Exercise requirements
Repeat the records word for word, excluding any picture.

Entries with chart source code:
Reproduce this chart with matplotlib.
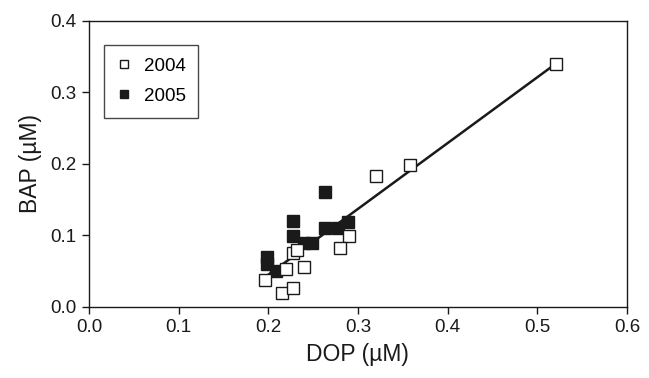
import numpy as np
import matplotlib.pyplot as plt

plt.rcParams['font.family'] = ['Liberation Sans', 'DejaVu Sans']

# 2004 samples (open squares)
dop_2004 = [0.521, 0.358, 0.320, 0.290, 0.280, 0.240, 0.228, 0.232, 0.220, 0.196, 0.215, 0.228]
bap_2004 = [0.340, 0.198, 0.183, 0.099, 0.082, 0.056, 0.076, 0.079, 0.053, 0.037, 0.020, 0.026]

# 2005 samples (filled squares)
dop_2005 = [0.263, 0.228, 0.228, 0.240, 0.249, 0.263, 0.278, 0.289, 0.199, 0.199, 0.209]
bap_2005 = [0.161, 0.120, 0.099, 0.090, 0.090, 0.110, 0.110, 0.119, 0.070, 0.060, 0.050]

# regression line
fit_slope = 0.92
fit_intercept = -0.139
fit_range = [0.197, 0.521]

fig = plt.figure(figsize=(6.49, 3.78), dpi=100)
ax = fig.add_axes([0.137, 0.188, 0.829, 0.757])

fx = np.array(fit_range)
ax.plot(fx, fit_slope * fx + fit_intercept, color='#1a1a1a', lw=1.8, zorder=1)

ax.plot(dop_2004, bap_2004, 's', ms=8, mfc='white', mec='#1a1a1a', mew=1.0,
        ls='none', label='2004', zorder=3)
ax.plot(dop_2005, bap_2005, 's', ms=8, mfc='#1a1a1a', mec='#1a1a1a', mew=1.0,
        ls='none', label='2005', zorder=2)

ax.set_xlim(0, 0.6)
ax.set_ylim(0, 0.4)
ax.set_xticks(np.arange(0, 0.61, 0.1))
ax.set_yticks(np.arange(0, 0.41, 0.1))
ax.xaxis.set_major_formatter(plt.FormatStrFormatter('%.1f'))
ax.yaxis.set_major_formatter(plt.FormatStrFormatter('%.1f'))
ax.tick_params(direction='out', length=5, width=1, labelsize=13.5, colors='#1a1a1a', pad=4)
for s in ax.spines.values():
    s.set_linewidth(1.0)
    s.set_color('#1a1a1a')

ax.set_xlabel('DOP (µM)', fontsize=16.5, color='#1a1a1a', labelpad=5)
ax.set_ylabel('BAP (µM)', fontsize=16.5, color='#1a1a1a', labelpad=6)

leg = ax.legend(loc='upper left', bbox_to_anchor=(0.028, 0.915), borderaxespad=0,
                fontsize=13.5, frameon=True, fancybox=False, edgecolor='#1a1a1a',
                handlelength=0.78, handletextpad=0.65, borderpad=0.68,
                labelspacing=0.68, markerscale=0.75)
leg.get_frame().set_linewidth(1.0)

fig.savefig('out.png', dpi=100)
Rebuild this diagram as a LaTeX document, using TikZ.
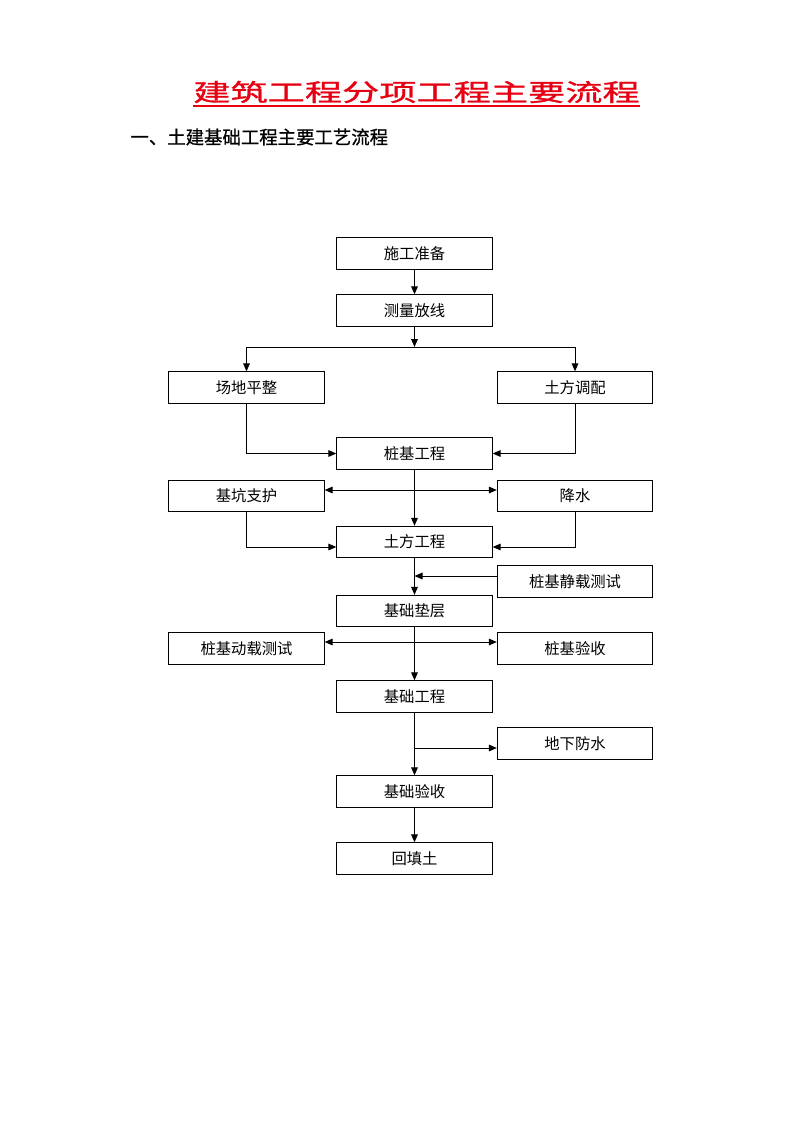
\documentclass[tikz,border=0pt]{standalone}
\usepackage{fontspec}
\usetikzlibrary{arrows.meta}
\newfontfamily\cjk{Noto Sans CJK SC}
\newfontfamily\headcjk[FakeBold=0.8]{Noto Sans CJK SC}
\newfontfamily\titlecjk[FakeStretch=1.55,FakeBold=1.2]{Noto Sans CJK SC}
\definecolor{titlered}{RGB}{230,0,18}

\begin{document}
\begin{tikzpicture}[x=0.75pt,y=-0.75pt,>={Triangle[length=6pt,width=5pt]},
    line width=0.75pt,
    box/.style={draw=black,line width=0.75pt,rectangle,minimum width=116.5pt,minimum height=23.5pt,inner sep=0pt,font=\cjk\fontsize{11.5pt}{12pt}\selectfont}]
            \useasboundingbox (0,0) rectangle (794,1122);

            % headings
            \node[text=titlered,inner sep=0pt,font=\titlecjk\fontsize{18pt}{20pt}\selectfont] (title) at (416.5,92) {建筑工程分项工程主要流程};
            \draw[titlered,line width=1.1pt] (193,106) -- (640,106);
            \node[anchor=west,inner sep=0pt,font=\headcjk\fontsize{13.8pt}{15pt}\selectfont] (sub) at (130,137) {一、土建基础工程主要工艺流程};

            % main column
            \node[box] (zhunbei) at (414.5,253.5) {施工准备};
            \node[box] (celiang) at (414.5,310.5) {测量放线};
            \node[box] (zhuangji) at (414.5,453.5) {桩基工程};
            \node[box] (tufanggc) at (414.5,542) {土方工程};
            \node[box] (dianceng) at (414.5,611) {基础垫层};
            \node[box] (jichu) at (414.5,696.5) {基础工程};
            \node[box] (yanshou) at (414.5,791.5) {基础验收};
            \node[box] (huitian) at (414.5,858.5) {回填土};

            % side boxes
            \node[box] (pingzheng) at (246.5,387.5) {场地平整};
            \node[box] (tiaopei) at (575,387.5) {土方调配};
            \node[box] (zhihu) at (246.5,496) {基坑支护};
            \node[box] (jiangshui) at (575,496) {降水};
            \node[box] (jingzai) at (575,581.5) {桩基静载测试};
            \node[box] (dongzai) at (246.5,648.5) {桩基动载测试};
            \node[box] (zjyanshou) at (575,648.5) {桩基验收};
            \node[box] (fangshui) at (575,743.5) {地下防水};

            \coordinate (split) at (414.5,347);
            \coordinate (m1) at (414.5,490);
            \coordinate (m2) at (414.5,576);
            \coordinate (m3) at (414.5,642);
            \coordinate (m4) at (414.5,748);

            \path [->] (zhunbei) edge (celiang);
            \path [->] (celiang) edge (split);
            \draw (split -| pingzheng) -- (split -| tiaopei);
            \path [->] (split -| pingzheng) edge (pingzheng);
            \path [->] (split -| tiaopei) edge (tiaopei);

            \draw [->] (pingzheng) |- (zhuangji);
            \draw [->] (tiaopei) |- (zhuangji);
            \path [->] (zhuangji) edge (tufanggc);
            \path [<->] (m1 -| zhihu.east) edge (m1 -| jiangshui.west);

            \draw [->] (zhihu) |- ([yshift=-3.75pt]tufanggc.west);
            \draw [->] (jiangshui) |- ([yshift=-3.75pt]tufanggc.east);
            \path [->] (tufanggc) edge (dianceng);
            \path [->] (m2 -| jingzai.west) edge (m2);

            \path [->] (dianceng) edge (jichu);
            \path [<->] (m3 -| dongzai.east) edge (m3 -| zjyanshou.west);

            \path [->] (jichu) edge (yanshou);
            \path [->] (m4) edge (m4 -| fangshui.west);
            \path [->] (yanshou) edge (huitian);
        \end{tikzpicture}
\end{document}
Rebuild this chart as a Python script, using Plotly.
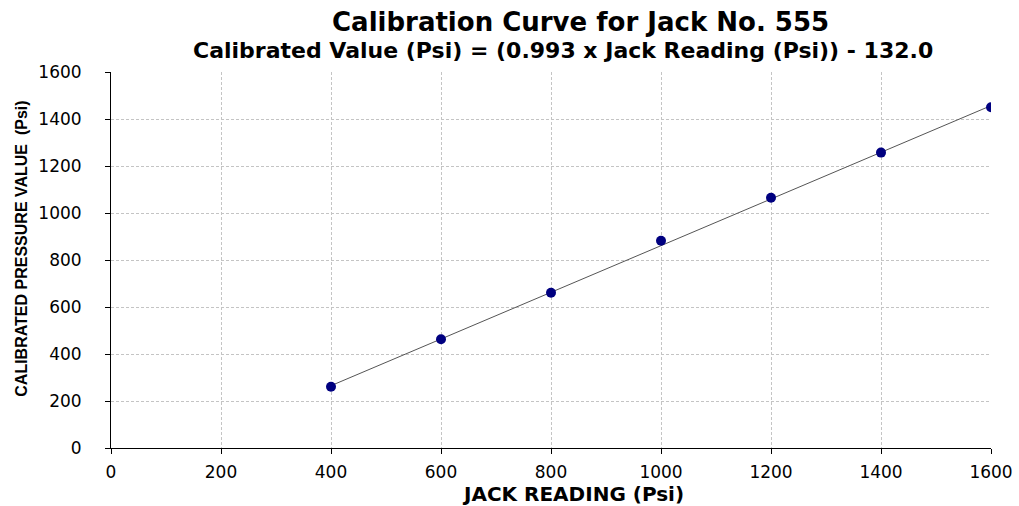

Full solution
Reproduce this chart with matplotlib.
import numpy as np
import matplotlib.pyplot as plt

plt.rcParams['font.family'] = ['Liberation Sans', 'DejaVu Sans']

# 2004 samples (open squares)
dop_2004 = [0.521, 0.358, 0.320, 0.290, 0.280, 0.240, 0.228, 0.232, 0.220, 0.196, 0.215, 0.228]
bap_2004 = [0.340, 0.198, 0.183, 0.099, 0.082, 0.056, 0.076, 0.079, 0.053, 0.037, 0.020, 0.026]

# 2005 samples (filled squares)
dop_2005 = [0.263, 0.228, 0.228, 0.240, 0.249, 0.263, 0.278, 0.289, 0.199, 0.199, 0.209]
bap_2005 = [0.161, 0.120, 0.099, 0.090, 0.090, 0.110, 0.110, 0.119, 0.070, 0.060, 0.050]

# regression line
fit_slope = 0.92
fit_intercept = -0.139
fit_range = [0.197, 0.521]

fig = plt.figure(figsize=(6.49, 3.78), dpi=100)
ax = fig.add_axes([0.137, 0.188, 0.829, 0.757])

fx = np.array(fit_range)
ax.plot(fx, fit_slope * fx + fit_intercept, color='#1a1a1a', lw=1.8, zorder=1)

ax.plot(dop_2004, bap_2004, 's', ms=8, mfc='white', mec='#1a1a1a', mew=1.0,
        ls='none', label='2004', zorder=3)
ax.plot(dop_2005, bap_2005, 's', ms=8, mfc='#1a1a1a', mec='#1a1a1a', mew=1.0,
        ls='none', label='2005', zorder=2)

ax.set_xlim(0, 0.6)
ax.set_ylim(0, 0.4)
ax.set_xticks(np.arange(0, 0.61, 0.1))
ax.set_yticks(np.arange(0, 0.41, 0.1))
ax.xaxis.set_major_formatter(plt.FormatStrFormatter('%.1f'))
ax.yaxis.set_major_formatter(plt.FormatStrFormatter('%.1f'))
ax.tick_params(direction='out', length=5, width=1, labelsize=13.5, colors='#1a1a1a', pad=4)
for s in ax.spines.values():
    s.set_linewidth(1.0)
    s.set_color('#1a1a1a')

ax.set_xlabel('DOP (µM)', fontsize=16.5, color='#1a1a1a', labelpad=5)
ax.set_ylabel('BAP (µM)', fontsize=16.5, color='#1a1a1a', labelpad=6)

leg = ax.legend(loc='upper left', bbox_to_anchor=(0.028, 0.915), borderaxespad=0,
                fontsize=13.5, frameon=True, fancybox=False, edgecolor='#1a1a1a',
                handlelength=0.78, handletextpad=0.65, borderpad=0.68,
                labelspacing=0.68, markerscale=0.75)
leg.get_frame().set_linewidth(1.0)

fig.savefig('out.png', dpi=100)
Rebuild this diagram as a LaTeX document, using TikZ.
\documentclass[tikz,border=0pt]{standalone}
\usepackage{fontspec}
\usetikzlibrary{arrows.meta}
\newfontfamily\cjk{Noto Sans CJK SC}
\newfontfamily\headcjk[FakeBold=0.8]{Noto Sans CJK SC}
\newfontfamily\titlecjk[FakeStretch=1.55,FakeBold=1.2]{Noto Sans CJK SC}
\definecolor{titlered}{RGB}{230,0,18}

\begin{document}
\begin{tikzpicture}[x=0.75pt,y=-0.75pt,>={Triangle[length=6pt,width=5pt]},
    line width=0.75pt,
    box/.style={draw=black,line width=0.75pt,rectangle,minimum width=116.5pt,minimum height=23.5pt,inner sep=0pt,font=\cjk\fontsize{11.5pt}{12pt}\selectfont}]
            \useasboundingbox (0,0) rectangle (794,1122);

            % headings
            \node[text=titlered,inner sep=0pt,font=\titlecjk\fontsize{18pt}{20pt}\selectfont] (title) at (416.5,92) {建筑工程分项工程主要流程};
            \draw[titlered,line width=1.1pt] (193,106) -- (640,106);
            \node[anchor=west,inner sep=0pt,font=\headcjk\fontsize{13.8pt}{15pt}\selectfont] (sub) at (130,137) {一、土建基础工程主要工艺流程};

            % main column
            \node[box] (zhunbei) at (414.5,253.5) {施工准备};
            \node[box] (celiang) at (414.5,310.5) {测量放线};
            \node[box] (zhuangji) at (414.5,453.5) {桩基工程};
            \node[box] (tufanggc) at (414.5,542) {土方工程};
            \node[box] (dianceng) at (414.5,611) {基础垫层};
            \node[box] (jichu) at (414.5,696.5) {基础工程};
            \node[box] (yanshou) at (414.5,791.5) {基础验收};
            \node[box] (huitian) at (414.5,858.5) {回填土};

            % side boxes
            \node[box] (pingzheng) at (246.5,387.5) {场地平整};
            \node[box] (tiaopei) at (575,387.5) {土方调配};
            \node[box] (zhihu) at (246.5,496) {基坑支护};
            \node[box] (jiangshui) at (575,496) {降水};
            \node[box] (jingzai) at (575,581.5) {桩基静载测试};
            \node[box] (dongzai) at (246.5,648.5) {桩基动载测试};
            \node[box] (zjyanshou) at (575,648.5) {桩基验收};
            \node[box] (fangshui) at (575,743.5) {地下防水};

            \coordinate (split) at (414.5,347);
            \coordinate (m1) at (414.5,490);
            \coordinate (m2) at (414.5,576);
            \coordinate (m3) at (414.5,642);
            \coordinate (m4) at (414.5,748);

            \path [->] (zhunbei) edge (celiang);
            \path [->] (celiang) edge (split);
            \draw (split -| pingzheng) -- (split -| tiaopei);
            \path [->] (split -| pingzheng) edge (pingzheng);
            \path [->] (split -| tiaopei) edge (tiaopei);

            \draw [->] (pingzheng) |- (zhuangji);
            \draw [->] (tiaopei) |- (zhuangji);
            \path [->] (zhuangji) edge (tufanggc);
            \path [<->] (m1 -| zhihu.east) edge (m1 -| jiangshui.west);

            \draw [->] (zhihu) |- ([yshift=-3.75pt]tufanggc.west);
            \draw [->] (jiangshui) |- ([yshift=-3.75pt]tufanggc.east);
            \path [->] (tufanggc) edge (dianceng);
            \path [->] (m2 -| jingzai.west) edge (m2);

            \path [->] (dianceng) edge (jichu);
            \path [<->] (m3 -| dongzai.east) edge (m3 -| zjyanshou.west);

            \path [->] (jichu) edge (yanshou);
            \path [->] (m4) edge (m4 -| fangshui.west);
            \path [->] (yanshou) edge (huitian);
        \end{tikzpicture}
\end{document}
Rebuild this chart as a Python script, using Plotly.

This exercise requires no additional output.